Last week we introduced our sponsorship and anticipation for Pickathon Festival. As we set up our tents and camping gear on Pendarvis farm, we nestled into our home for the next few days. It’s an unforgettable experience to many who were in attendance and a journey best described from a first-person perspective from a long time admirer of Pickathon (and other festivals). And so, we asked Jamie McMullen, one of Marmoset’s Music Licensing Coordinator to capture her experience in her own words.
In this special edition of this journal takeover, Jamie guides us through her story with music and her arrival at what festivals like Pickathon mean to her. Read below to discover more:
I remember my early adolescence in Providence, Rhode Island. I would have sleepovers at my friend’s house on the east side of town. We would walk across the city and pay $5 on a Friday night to see live music at either Lupo’s Heartbreak Hotel (the Westminster St. location) or the non-profit artist residency, AS220, that still stands strong today. I remember attending the free summer concerts that Brown University’s radio station, WBRU, put on each year at India Point Park.
My love for music has been strong since I could walk and this was the first experience of seeing it in my community. In front of me. Experiencing live music at this age was so crucially important to me and has helped shape who I am as a musician, music lover and the chosen career path I am on today.
It does not go unnoticed to me that Pickathon brings this experience to children, adolescents and adults of all ages. Unfortunately, Portland has lost a handful of all ages venues and DIY spaces (shout out to The Artistery!) due to the inevitable gentrification of the city the last handful of years. I am relieved to know that Pickathon is here to stay and gives an opportunity to help shape our youth’s love for music. And It is here to revive every adult’s love for music as well — including myself.
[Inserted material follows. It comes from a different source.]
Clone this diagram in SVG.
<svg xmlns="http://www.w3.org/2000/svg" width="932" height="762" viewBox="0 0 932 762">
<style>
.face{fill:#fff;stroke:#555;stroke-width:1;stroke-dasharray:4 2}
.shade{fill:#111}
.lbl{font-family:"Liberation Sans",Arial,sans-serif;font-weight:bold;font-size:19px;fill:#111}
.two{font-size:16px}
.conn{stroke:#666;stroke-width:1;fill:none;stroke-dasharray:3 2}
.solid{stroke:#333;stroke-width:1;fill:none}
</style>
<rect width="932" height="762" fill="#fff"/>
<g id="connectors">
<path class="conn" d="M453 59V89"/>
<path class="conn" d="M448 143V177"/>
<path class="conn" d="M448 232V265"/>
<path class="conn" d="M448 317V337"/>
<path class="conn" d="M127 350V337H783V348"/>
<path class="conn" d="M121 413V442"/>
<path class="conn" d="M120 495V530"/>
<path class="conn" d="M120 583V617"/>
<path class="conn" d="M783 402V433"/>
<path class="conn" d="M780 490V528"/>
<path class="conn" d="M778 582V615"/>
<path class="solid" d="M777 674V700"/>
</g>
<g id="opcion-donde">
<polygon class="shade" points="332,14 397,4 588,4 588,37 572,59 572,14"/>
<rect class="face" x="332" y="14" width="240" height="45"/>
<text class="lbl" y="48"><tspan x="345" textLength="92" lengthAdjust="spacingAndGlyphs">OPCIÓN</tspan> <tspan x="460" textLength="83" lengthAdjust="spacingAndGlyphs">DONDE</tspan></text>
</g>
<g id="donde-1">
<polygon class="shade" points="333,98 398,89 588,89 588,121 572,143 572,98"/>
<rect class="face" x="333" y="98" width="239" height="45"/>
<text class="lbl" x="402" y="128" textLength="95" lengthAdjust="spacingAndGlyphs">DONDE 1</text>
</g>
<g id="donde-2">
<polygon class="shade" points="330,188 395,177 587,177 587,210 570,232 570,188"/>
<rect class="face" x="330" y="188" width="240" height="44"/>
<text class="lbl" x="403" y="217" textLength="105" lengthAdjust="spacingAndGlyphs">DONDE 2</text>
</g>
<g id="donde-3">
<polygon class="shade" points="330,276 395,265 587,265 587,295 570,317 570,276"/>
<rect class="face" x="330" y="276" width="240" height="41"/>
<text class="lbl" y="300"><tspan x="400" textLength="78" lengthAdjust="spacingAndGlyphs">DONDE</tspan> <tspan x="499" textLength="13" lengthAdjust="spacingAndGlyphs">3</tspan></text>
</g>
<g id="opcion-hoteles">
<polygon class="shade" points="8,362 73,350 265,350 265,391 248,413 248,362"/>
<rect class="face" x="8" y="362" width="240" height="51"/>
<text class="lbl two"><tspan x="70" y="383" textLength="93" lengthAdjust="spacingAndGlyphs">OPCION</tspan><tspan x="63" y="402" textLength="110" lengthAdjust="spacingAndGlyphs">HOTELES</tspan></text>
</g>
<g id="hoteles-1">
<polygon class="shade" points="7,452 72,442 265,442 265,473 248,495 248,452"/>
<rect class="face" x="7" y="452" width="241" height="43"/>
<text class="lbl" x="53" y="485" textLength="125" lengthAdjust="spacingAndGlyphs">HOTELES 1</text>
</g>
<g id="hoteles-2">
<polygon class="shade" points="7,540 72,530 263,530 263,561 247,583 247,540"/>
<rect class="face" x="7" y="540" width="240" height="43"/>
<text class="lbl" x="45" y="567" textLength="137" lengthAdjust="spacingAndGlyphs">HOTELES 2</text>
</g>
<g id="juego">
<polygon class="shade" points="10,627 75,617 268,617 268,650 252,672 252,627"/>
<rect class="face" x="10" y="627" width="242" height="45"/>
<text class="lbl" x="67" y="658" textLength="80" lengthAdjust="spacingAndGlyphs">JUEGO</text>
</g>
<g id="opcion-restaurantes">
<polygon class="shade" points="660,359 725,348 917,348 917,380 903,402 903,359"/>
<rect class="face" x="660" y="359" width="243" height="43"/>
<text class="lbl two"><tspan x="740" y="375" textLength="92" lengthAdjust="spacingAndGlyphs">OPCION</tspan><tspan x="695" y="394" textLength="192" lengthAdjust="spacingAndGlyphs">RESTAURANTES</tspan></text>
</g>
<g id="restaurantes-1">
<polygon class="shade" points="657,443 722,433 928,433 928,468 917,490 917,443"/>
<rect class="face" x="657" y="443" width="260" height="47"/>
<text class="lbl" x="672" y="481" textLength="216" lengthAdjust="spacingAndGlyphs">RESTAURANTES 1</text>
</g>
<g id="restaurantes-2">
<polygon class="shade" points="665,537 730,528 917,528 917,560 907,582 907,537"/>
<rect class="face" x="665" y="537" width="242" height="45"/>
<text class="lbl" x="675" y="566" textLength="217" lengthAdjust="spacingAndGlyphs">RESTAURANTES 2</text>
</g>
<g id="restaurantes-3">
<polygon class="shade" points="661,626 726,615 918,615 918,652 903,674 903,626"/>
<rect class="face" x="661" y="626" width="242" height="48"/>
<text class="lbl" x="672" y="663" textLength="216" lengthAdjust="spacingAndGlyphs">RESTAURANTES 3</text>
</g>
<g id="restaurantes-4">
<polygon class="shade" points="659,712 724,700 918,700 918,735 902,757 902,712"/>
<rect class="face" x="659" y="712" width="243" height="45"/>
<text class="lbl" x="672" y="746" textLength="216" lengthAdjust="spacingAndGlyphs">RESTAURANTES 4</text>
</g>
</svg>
If you aren’t young already, you will feel young again when at Pickathon. When there, you find yourself charged up with an infinite amount of energy to catch as many music sets as possible, to take in the experience with the people around you. It’s a time to feel inspired and recharged spiritually over and over again. I even overheard people calling it “Tenderfest”.
For one small weekend, the worry and hardships I all too often carry around, disappear into the woods. People really do come together for the sake of music, nature and humanity’s bond — 20-year-old hipsters, families with tiny babies and children, and couples in their 70s are all in attendance. Almost every artist I saw perform mentioned how incredible the opportunity was to play at this magic festival.
A few clients of mine soon became friends this weekend. Five of us girls spent an entire day and night running around like teenagers — it felt so freeing. Together, we explored the psychedelic installations hanging from the trees and the light show that was displayed over the white canopy of sails that decorated the sky at night. I felt the Mali group, Tinariwen, put me in a trance with their hypnotic rhythms. I was captivated by The Weather Station’s Tamara Lindeman, as I related to the stories in her songs. I laughed a lot. And you bet I cried my eyes out when Phosphorescent played “Song for Zula” to a congregation of people in the forest.
There were many more perfect moments in between the ones I mentioned, but I will keep them to myself. My soul needed a weekend such as this — it needed camping, being surrounded by music and other souls who were equally filled to the brim with all of the good vibes. Hopefully next year, you can join me in this memorable kind of journey at Pickathon.